[R-sig-Geo] Spatial Autocorrelation for point data

Thu Aug 12 15:25:14 CEST 2010

Dear Community,

I hope that my question is not misplaced here, but I do not know where (and whom) to ask other than here. My problem concerns methodical issues as well as the search for the right R function.

For a quite some time I work with spatial data and I was now asked to test my data for spatial autocorrelation. The more I read on that topic, the more uncertain I am if this kind of analyses is really made for my kind of data. I work on plots distributed over a study area of not more than 30 x 30 km. These plots are point data in the sense of point coordinates. Two locations are at least 4 km apart but not evenly distributed over the area. For these plots I have data on species richness and habitat. So far I did all my analyses using vector data sets (in the form of shape files) and never used raster data. So far I have often been told simply to use Moran's I for my analyses of spatial autocorrelation because everybody else is using it. And hey, never touch a running system so why should we use something different. But I am unaware if this kind of analysis really works with data that are not organised in grid cells (i.e. raster data). I mean, it works and I get values but are these values reliable, when I use point data with no information in between? My Moran's I correlograms follow a zig zack pattern in my trials.

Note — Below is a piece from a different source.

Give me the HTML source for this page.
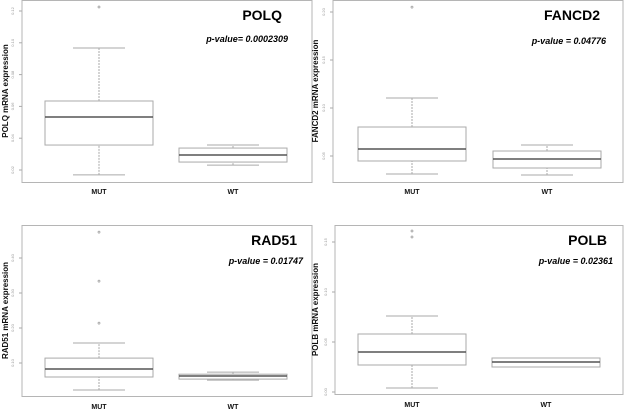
<!DOCTYPE html>
<html><head><meta charset="utf-8">
<style>
body{margin:0;background:#fff;width:625px;height:411px;overflow:hidden}
svg{display:block;font-family:"Liberation Sans",sans-serif}
</style></head>
<body>
<svg id="chart" width="625" height="411"></svg>
<script>
// Tick labels per panel
const polqTicks = [0.02, 0.04, 0.06, 0.08, 0.10, 0.12];
const fancd2Ticks = [0.05, 0.10, 0.15, 0.20];
const rad51Ticks = [0.1, 0.2, 0.3, 0.4];
const polbTicks = [0.00, 0.05, 0.10, 0.15];
// Five-number summaries: [low whisker, Q1, median, Q3, high whisker]
const polqMut = [0.0169, 0.0357, 0.0533, 0.0634, 0.0967];
const polqWt = [0.0231, 0.025, 0.0294, 0.0338, 0.0357];
const polqOut = [0.1225];
const fancd2Mut = [0.0313, 0.0448, 0.0573, 0.0802, 0.1104];
const fancd2Wt = [0.0302, 0.0375, 0.0469, 0.0552, 0.0615];
const fancd2Out = [0.2051];
const rad51Mut = [0.023, 0.06, 0.083, 0.114, 0.157];
const rad51Wt = [0.051, 0.054, 0.063, 0.068, 0.074];
const rad51Out = [0.474, 0.334, 0.214];
const polbMut = [0.004, 0.027, 0.040, 0.058, 0.076];
const polbWt = [0.025, 0.025, 0.030, 0.034, 0.034];
const polbOut = [0.161, 0.155];
const groups = ["MUT", "WT"];

const NS = "http://www.w3.org/2000/svg";
const svg = document.getElementById("chart");
function mk(tag, attrs, parent){const e=document.createElementNS(NS,tag);for(const k in attrs)e.setAttribute(k,attrs[k]);(parent||svg).appendChild(e);return e;}

const panels = [
 {name:"polq", gene:"POLQ", p:"p-value= 0.0002309", ylab:"POLQ mRNA expression", fx0:22, fx1:312, fy0:0, fy1:182,
  t0y:170, t1y:11, ticks:polqTicks, mut:polqMut, wt:polqWt, out:polqOut, cx:[99,233], bw:54, titleX:282, titleY:20, pY:42, labX:8, xlabY:194},
 {name:"fancd2", gene:"FANCD2", p:"p-value = 0.04776", ylab:"FANCD2 mRNA expression", fx0:333, fx1:623, fy0:0, fy1:182,
  t0y:156, t1y:12, ticks:fancd2Ticks, mut:fancd2Mut, wt:fancd2Wt, out:fancd2Out, cx:[412,547], bw:54, titleX:600, titleY:20, pY:44, labX:318, xlabY:194},
 {name:"rad51", gene:"RAD51", p:"p-value = 0.01747", ylab:"RAD51 mRNA expression", fx0:22, fx1:312, fy0:225, fy1:396,
  t0y:363, t1y:258, ticks:rad51Ticks, mut:rad51Mut, wt:rad51Wt, out:rad51Out, cx:[99,233], bw:54, titleX:297, titleY:245, pY:264, labX:8, xlabY:409},
 {name:"polb", gene:"POLB", p:"p-value = 0.02361", ylab:"POLB mRNA expression", fx0:335, fx1:623, fy0:225, fy1:394,
  t0y:392, t1y:242, ticks:polbTicks, mut:polbMut, wt:polbWt, out:polbOut, cx:[412,546], bw:54, titleX:607, titleY:245, pY:264, labX:318, xlabY:407}
];

panels.forEach(P=>{
  const g = mk("g",{});
  
  
  const tMin=P.ticks[0], tMax=P.ticks[P.ticks.length-1];
  const y = v => P.t0y + (v - tMin)/(tMax - tMin)*(P.t1y - P.t0y);
  const frame = mk("rect",{x:P.fx0,y:P.fy0+0.5,width:P.fx1-P.fx0,height:P.fy1-P.fy0,fill:"none",stroke:"#b5b5b5","stroke-width":1},g);
  
  
  P.ticks.forEach(t=>{
    const ty=y(t);
    const tk=mk("line",{x1:P.fx0-3,x2:P.fx0,y1:ty,y2:ty,stroke:"#aaa"},g);
    
    
    const tl=mk("text",{x:P.fx0-8,y:ty,"font-size":4,fill:"#999","text-anchor":"middle",transform:`rotate(-90 ${P.fx0-8} ${ty})`},g);
    tl.textContent=t.toFixed(2);
    
    
  });
  const cy=(P.fy0+P.fy1)/2;
  const yl=mk("text",{x:P.labX,y:cy,"font-size":8,"font-weight":"bold","text-anchor":"middle",fill:"#111",transform:`rotate(-90 ${P.labX} ${cy})`},g);
  yl.textContent=P.ylab;
  
  
  [P.mut,P.wt].forEach((s,i)=>{
    const c=P.cx[i], h=P.bw, cap=26;
    const stroke="#aaa";
    const w1=mk("line",{x1:c,x2:c,y1:y(s[0]),y2:y(s[1]),stroke,"stroke-dasharray":"2,1"},g);
    
    
    const w2=mk("line",{x1:c,x2:c,y1:y(s[3]),y2:y(s[4]),stroke,"stroke-dasharray":"2,1"},g);
    
    
    [s[0],s[4]].forEach(v=>{
      const cp=mk("line",{x1:c-cap,x2:c+cap,y1:y(v),y2:y(v),stroke},g);
      
      
    });
    const b=mk("rect",{x:c-h,y:y(s[3]),width:2*h,height:y(s[1])-y(s[3]),fill:"#fff",stroke:"#aaa"},g);
    
    
    const m=mk("line",{x1:c-h,x2:c+h,y1:y(s[2]),y2:y(s[2]),stroke:"#555","stroke-width":1.5},g);
    
    
    const xl=mk("text",{x:c,y:P.xlabY,"font-size":7,"font-weight":"bold","text-anchor":"middle",fill:"#111"},g);
    xl.textContent=groups[i];
    
    
  });
  P.out.forEach(v=>{
    const o=mk("circle",{cx:P.cx[0],cy:y(v),r:1,fill:"none",stroke:"#999","stroke-width":0.7},g);
    
    
  });
  const tt=mk("text",{x:P.titleX,y:P.titleY,"font-size":14,"font-weight":"bold","text-anchor":"end",fill:"#000"},g);
  tt.textContent=P.gene;
  
  
  const pv=mk("text",{x:P.titleX+6,y:P.pY,"font-size":9,"font-weight":"bold","font-style":"italic","text-anchor":"end",fill:"#000"},g);
  pv.textContent=P.p;
  
  
});
</script>
</body></html>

I will probably never come to the level that I fully understand the underlying mathematics behind the latest statistical methods but I hope that I at least come to a level that enables me to judge what method should be used for a particular kind of data and/or problem. For many analyses it has been stated that they are mainly for the analysis of global data or should be applied on larger spatial scales. So which kind of analysis is best for my small spatial data set and how can I get meaningful results for my analysis of spatial autocorrelation with R? Should I use Moran's I or Geary C or something completely different? Is it necessary to transform my data into raster data or do the test also work with point data? How many neighbours should I choose? (I tried 2 and 4 so far)

Cheers,

Nils